Thursday, September 25, 2014

A Decade of Prostate Cancer Progress

Prostate cancer is the second most common cause of cancer-related deaths among American men.
The prostate is a gland in the male reproductive system. It makes most of the semen that carries sperm. The walnut-sized gland is located beneath the bladder and surrounds the upper part of the urethra, the tube that carries urine from the bladder.
Prostate cancer is frequently a very slow growing disease, often causing no symptoms until it is in an advanced stage. Most men with prostate cancer die of other causes, and many never know that they have the disease. But once prostate cancer begins to grow quickly or spreads outside the prostate, it is dangerous. While the disease is rare before age 50, experts believe that most elderly men have traces of it.
A Decade of Drugs on the Market
This year marks the tenth anniversary of the approval of docetaxel, the first chemotherapy for metastatic prostate cancer that showed a survival benefit. FDA approved docetaxel in 2004 after years of research failed to find a treatment that would prolong the lives of metastatic prostate cancer patients. Metastatic is a term used to describe a cancer that spreads from the original location to other areas of the body.
“When prostate cancer metastasizes to another location in the body, it is in most cases incurable, and the goal of treatment is to improve a patient’s symptoms or function or to extend the length of the patient’s life,” says Paul Kluetz, MD., acting deputy office director for FDA’s Office of Hematology and Oncology Products in the Center for Drug Evaluation and Research.
Since docetaxel, five additional therapies have been approved, and all of them have shown improvements in survival. Kluetz says it is unprecedented for so many drugs to demonstrate a survival advantage in an individual metastatic solid tumor setting.
Although the median extension of life for each of these approved drugs in metastasized prostate cancer is on the order of 2-6 months, it is hoped that when these drugs are used one after another, the survival benefit of each drug will be to some degree additive, particularly given that many of the drugs work through different mechanisms of action. The optimal order and combination is not yet known and will be an area of research over the coming years.
Moving Forward
One area of prostate cancer research that is garnering attention is related to patients whose cancer has not yet metastasized. Critical for this research will be the selection of patients who are at high enough risk of dying or becoming symptomatic from their prostate cancer to require treatment. Because of the widespread use of prostate-specific antigen (PSA) testing in the United States, prostate cancer is detected very early, and in some cases the prostate cancer found can be very slow growing.
“In early stages of prostate cancer relapse, either at first diagnosis or following initial treatment where PSA is increasing but there is not yet evidence of cancer in the bones or other organs, there is great interest in better defining who needs to be treated because many of these patients will go on to die of other natural causes prior to their prostate cancer becoming a problem,” Kluetz says.
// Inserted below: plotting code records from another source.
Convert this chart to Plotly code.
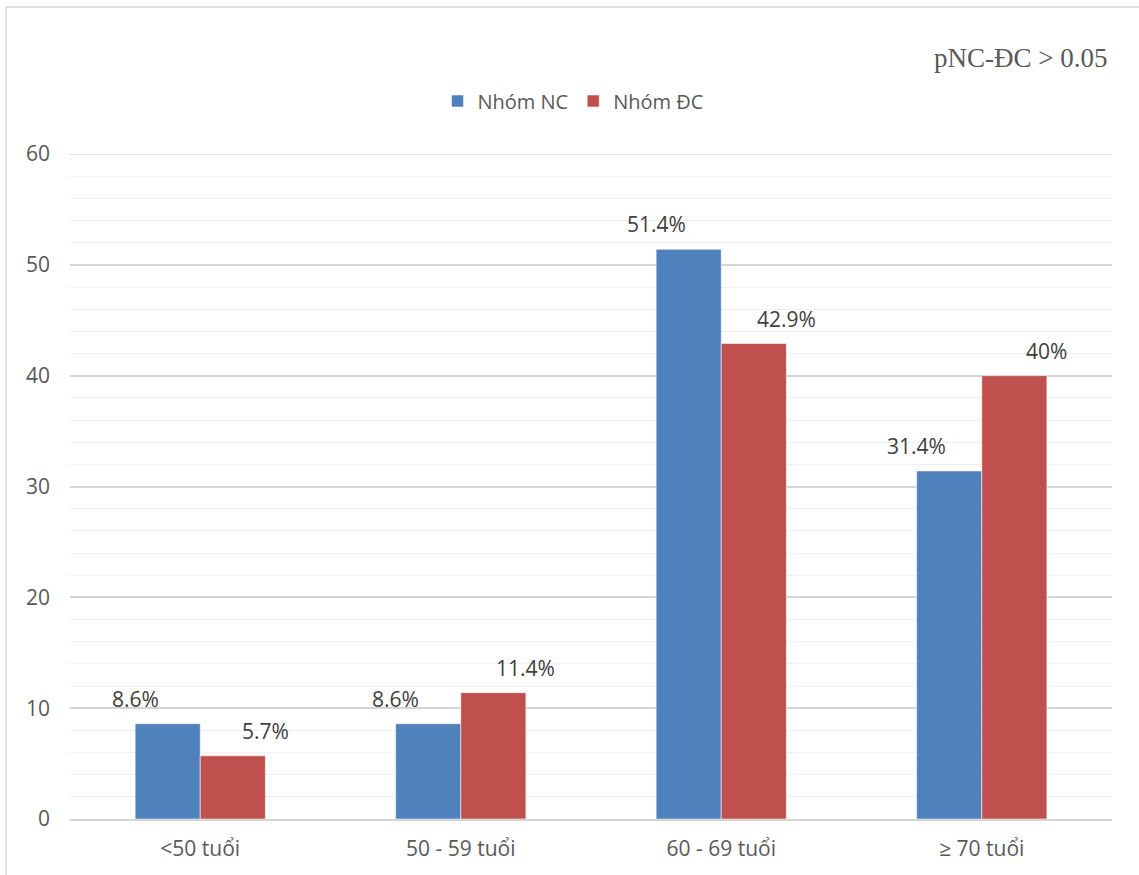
import plotly.graph_objects as go

# Age groups and share of patients (%) in each group
categories = ["<50 tuổi", "50 - 59 tuổi", "60 - 69 tuổi", "≥ 70 tuổi"]
nhom_nc = [8.6, 8.6, 51.4, 31.4]
nhom_dc = [5.7, 11.4, 42.9, 40.0]
series_names = ["Nhóm NC", "Nhóm ĐC"]
y_ticks = [0, 10, 20, 30, 40, 50, 60]
p_note = "pNC-ĐC > 0.05"

BLUE = "#4F81BD"
RED = "#C0504D"
TEXT = "#595959"
LABEL = "#404040"
FONT = "Open Sans"
GRID = "#d4d4d4"

fig = go.Figure()
for name, vals, color in [(series_names[0], nhom_nc, BLUE), (series_names[1], nhom_dc, RED)]:
    fig.add_trace(go.Bar(
        x=categories, y=vals, name=name,
        marker=dict(color=color, line=dict(color="rgba(255,255,255,0.55)", width=1)),
        offsetgroup=name,
    ))

# Value labels above each bar
offsets = [-0.25, 0.25]
for k, vals in enumerate([nhom_nc, nhom_dc]):
    for i, v in enumerate(vals):
        fig.add_annotation(
            x=i + offsets[k], y=v, xref="x", yref="y",
            text=f"{v:g}%", showarrow=False,
            xanchor="center", yanchor="bottom", yshift=9,
            font=dict(family=FONT, size=21, color=LABEL),
        )

fig.add_annotation(
    x=0.9971, y=1.1444, xref="paper", yref="paper",
    text=p_note, showarrow=False, xanchor="right", yanchor="middle",
    font=dict(family="Liberation Serif", size=27, color=TEXT),
)

# Chart frame
fig.add_shape(
    type="rect", xref="paper", yref="paper",
    x0=-0.0614, x1=1.2, y0=-0.3, y1=1.2211,
    line=dict(color="#d9d9d9", width=1.5), fillcolor="rgba(0,0,0,0)", layer="below",
)
# Gridline at the top of the value axis
fig.add_shape(
    type="line", xref="paper", yref="y", x0=0, x1=1, y0=y_ticks[-1], y1=y_ticks[-1],
    line=dict(color=GRID, width=1.5), layer="below",
)

fig.update_layout(
    width=1139, height=875,
    margin=dict(l=70, r=27, t=154, b=56, autoexpand=False),
    paper_bgcolor="white", plot_bgcolor="white",
    barmode="group", bargap=0.5, bargroupgap=0,
    showlegend=True,
    legend=dict(
        orientation="h", x=0.4827, y=1.0797, xanchor="center", yanchor="middle",
        font=dict(family=FONT, size=20, color=TEXT), itemclick=False,
        traceorder="normal",
    ),
    font=dict(family=FONT, color=TEXT),
)

fig.update_yaxes(
    range=[0, 60], tickvals=y_ticks, showgrid=True, gridcolor=GRID, gridwidth=1.5,
    zeroline=False, showline=False, ticks="", automargin=False,
    tickfont=dict(family=FONT, size=21, color=TEXT), ticklabelstandoff=19,
    minor=dict(dtick=2, showgrid=True, gridcolor="#efefef", gridwidth=1.3),
)
fig.update_xaxes(
    showgrid=False, showline=True, linecolor=GRID, linewidth=1.5, automargin=False,
    ticks="", tickfont=dict(family=FONT, size=21, color=TEXT), ticklabelstandoff=10,
)

fig.write_html("out.html")
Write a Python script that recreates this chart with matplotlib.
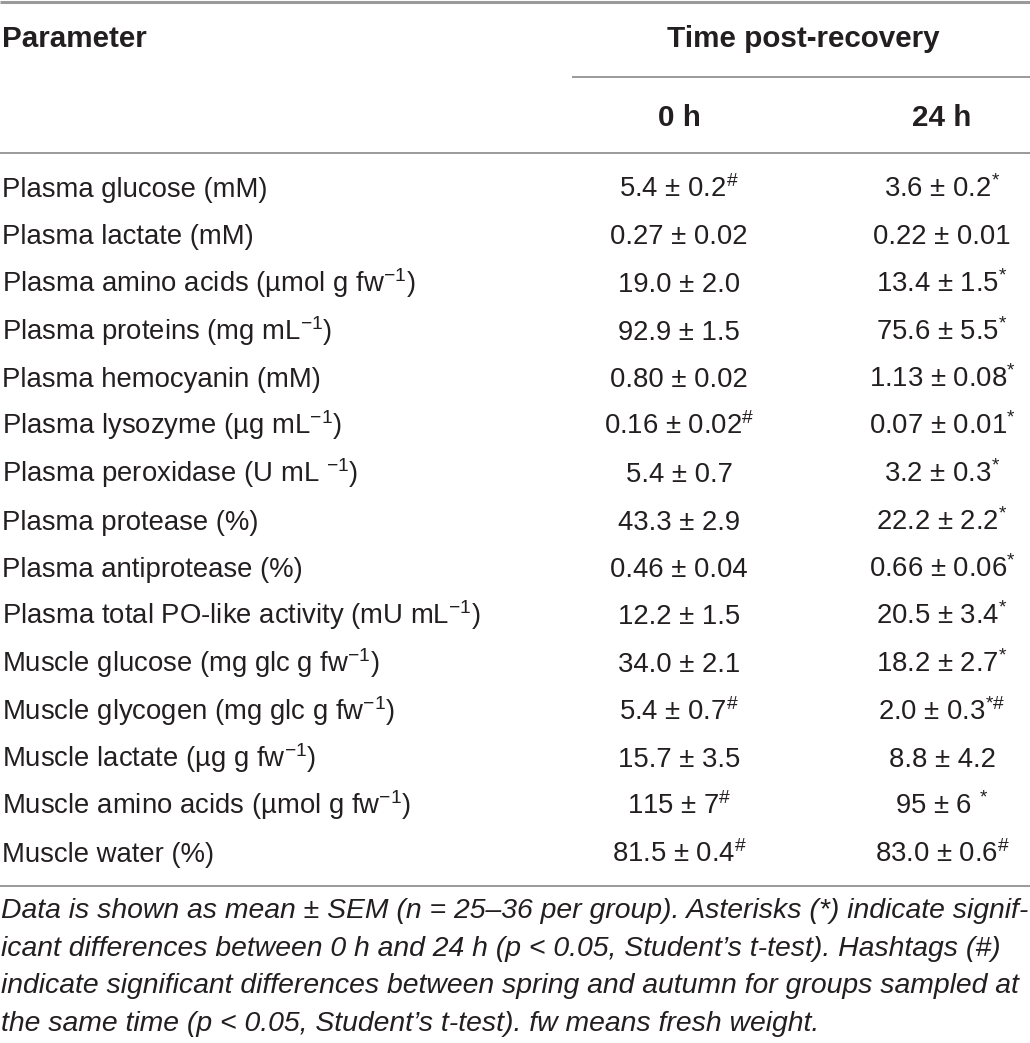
import matplotlib
matplotlib.use("Agg")
import matplotlib.pyplot as plt
from matplotlib import font_manager as fm

# ---------------- data ----------------
parameters = [
    "Plasma glucose (mM)",
    "Plasma lactate (mM)",
    "Plasma amino acids (µmol g fw$^{-1}$)",
    "Plasma proteins (mg mL$^{-1}$)",
    "Plasma hemocyanin (mM)",
    "Plasma lysozyme (µg mL$^{-1}$)",
    "Plasma peroxidase (U mL $^{-1}$)",
    "Plasma protease (%)",
    "Plasma antiprotease (%)",
    "Plasma total PO-like activity (mU mL$^{-1}$)",
    "Muscle glucose (mg glc g fw$^{-1}$)",
    "Muscle glycogen (mg glc g fw$^{-1}$)",
    "Muscle lactate (µg g fw$^{-1}$)",
    "Muscle amino acids (µmol g fw$^{-1}$)",
    "Muscle water (%)",
]
mean_0h = ["5.4", "0.27", "19.0", "92.9", "0.80", "0.16", "5.4", "43.3", "0.46", "12.2", "34.0", "5.4", "15.7", "115", "81.5"]
sem_0h = ["0.2", "0.02", "2.0", "1.5", "0.02", "0.02", "0.7", "2.9", "0.04", "1.5", "2.1", "0.7", "3.5", "7", "0.4"]
sig_0h = ["#", "", "", "", "", "#", "", "", "", "", "", "#", "", "#", "#"]
mean_24h = ["3.6", "0.22", "13.4", "75.6", "1.13", "0.07", "3.2", "22.2", "0.66", "20.5", "18.2", "2.0", "8.8", "95", "83.0"]
sem_24h = ["0.2", "0.01", "1.5", "5.5", "0.08", "0.01", "0.3", "2.2", "0.06", "3.4", "2.7", "0.3", "4.2", "6", "0.6"]
sig_24h = ["*", "", "*", "*", "*", "*", "*", "*", "*", "*", "*", "*#", "", " *", "#"]

header_param = "Parameter"
header_time = "Time post-recovery"
col_labels = ["0 h", "24 h"]
footnote = [
    "Data is shown as mean ± SEM (n = 25–36 per group). Asterisks (*) indicate signif-",
    "icant differences between 0 h and 24 h (p < 0.05, Student’s t-test). Hashtags (#)",
    "indicate significant differences between spring and autumn for groups sampled at",
    "the same time (p < 0.05, Student’s t-test). fw means fresh weight.",
]

# ---------------- style ----------------
names = {f.name for f in fm.fontManager.ttflist}
base = "Liberation Sans"
narrow = "Liberation Sans Narrow" if "Liberation Sans Narrow" in names else base

plt.rcParams["font.family"] = [base, "DejaVu Sans"]
plt.rcParams["mathtext.fontset"] = "custom"
plt.rcParams["mathtext.rm"] = base
plt.rcParams["mathtext.it"] = base + ":italic"
plt.rcParams["mathtext.bf"] = base + ":bold"
plt.rcParams["mathtext.default"] = "regular"

W, H = 1030, 1043
fig = plt.figure(figsize=(W / 100, H / 100), dpi=100)
ax = fig.add_axes([0, 0, 1, 1])
ax.set_xlim(0, W)
ax.set_ylim(H, 0)
ax.axis("off")

txt = "#231f20"
rule = "#9a9a9a"
fs = 19.8

def sup(s):
    if not s:
        return ""
    lead = " " if s.startswith(" ") else ""
    body = s.strip().replace("#", r"\#")
    return lead + "$^{" + body + "}$"

# rules
ax.plot([0, W], [2, 2], color=rule, lw=2.2, solid_capstyle="butt")
ax.plot([572, W], [77, 77], color=rule, lw=1.4, solid_capstyle="butt")
ax.plot([0, W], [153, 153], color=rule, lw=1.4, solid_capstyle="butt")
ax.plot([0, W], [886, 886], color=rule, lw=1.4, solid_capstyle="butt")

# headers
hfont = dict(family=[narrow, "DejaVu Sans"], weight="bold", fontsize=21.3, color=txt, va="baseline")
ax.text(2, 47, header_param, ha="left", **hfont)
ax.text(803, 47, header_time, ha="center", **hfont)
x0, x24 = 679, 942
ax.text(x0, 126, col_labels[0], ha="center", **hfont)
ax.text(x24, 126, col_labels[1], ha="center", **hfont)

# body rows
y0, dy = 197, 47.5
for i, p in enumerate(parameters):
    y = y0 + dy * i
    ax.text(2, y, p, ha="left", va="baseline", fontsize=fs, color=txt)
    ax.text(x0, y, f"{mean_0h[i]} ± {sem_0h[i]}" + sup(sig_0h[i]),
            ha="center", va="baseline", fontsize=fs, color=txt)
    ax.text(x24, y, f"{mean_24h[i]} ± {sem_24h[i]}" + sup(sig_24h[i]),
            ha="center", va="baseline", fontsize=fs, color=txt)

# footnote: size chosen so the longest justified line fits the table width
fy0, fdy = 918, 37.7
fnt = dict(family=[narrow, "DejaVu Sans"], style="italic", color=txt, ha="left", va="baseline")
renderer = fig.canvas.get_renderer()
probe_fs = 20.0
widths = []
for line in footnote[:3]:
    t = ax.text(0, 0, line, fontsize=probe_fs, **fnt)
    widths.append(t.get_window_extent(renderer).width)
    t.remove()
foot_fs = probe_fs * 1024 / max(widths)
for j, line in enumerate(footnote):
    ax.text(1, fy0 + fdy * j, line, fontsize=foot_fs, **fnt)

fig.savefig("out.png", dpi=100)
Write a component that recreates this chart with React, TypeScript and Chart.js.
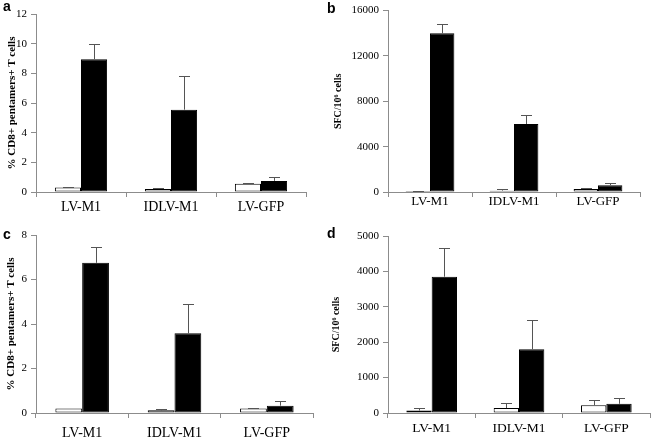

Tests to identify patients at high risk for prostate cancer related death or morbidity are an area of intensive research. These tests have the potential to save many American men from the significant side effects of prostate cancer treatment which result in symptoms related to the removal or radiation of their prostate or severe reduction of androgens through either surgery or androgen deprivation drug therapy. These significant side effects highlight the need to reduce the burden to patients of overtreatment if the prostate cancer is slow growing.
Don’t Fall for Unproven Products
As with most cancers, there are companies selling so-called “natural remedies.”
Men with prostate problems who rely on these “remedies” rather than approved treatments may delay or forego getting the proper diagnosis and treatment says Gary Coody, FDA’s national health fraud coordinator in the Office of Regulatory Affairs.
A wide variety of prostate supplements are sold online and in retail stores with unapproved claims, such as:
  • “shrink enlarged prostate”
  • “treat benign prostate hypertrophy”
  • “lower or slow rise in PSA levels”
  • “decrease or slow prostate cancer growth”
FDA has issued warning letters to firms for marketing supplement products with these claims. The products have not been proven safe and effective for these purposes and may include the following ingredients: saw palmetto, beta sitosterol, pygeum, stinging nettle cranberry and others.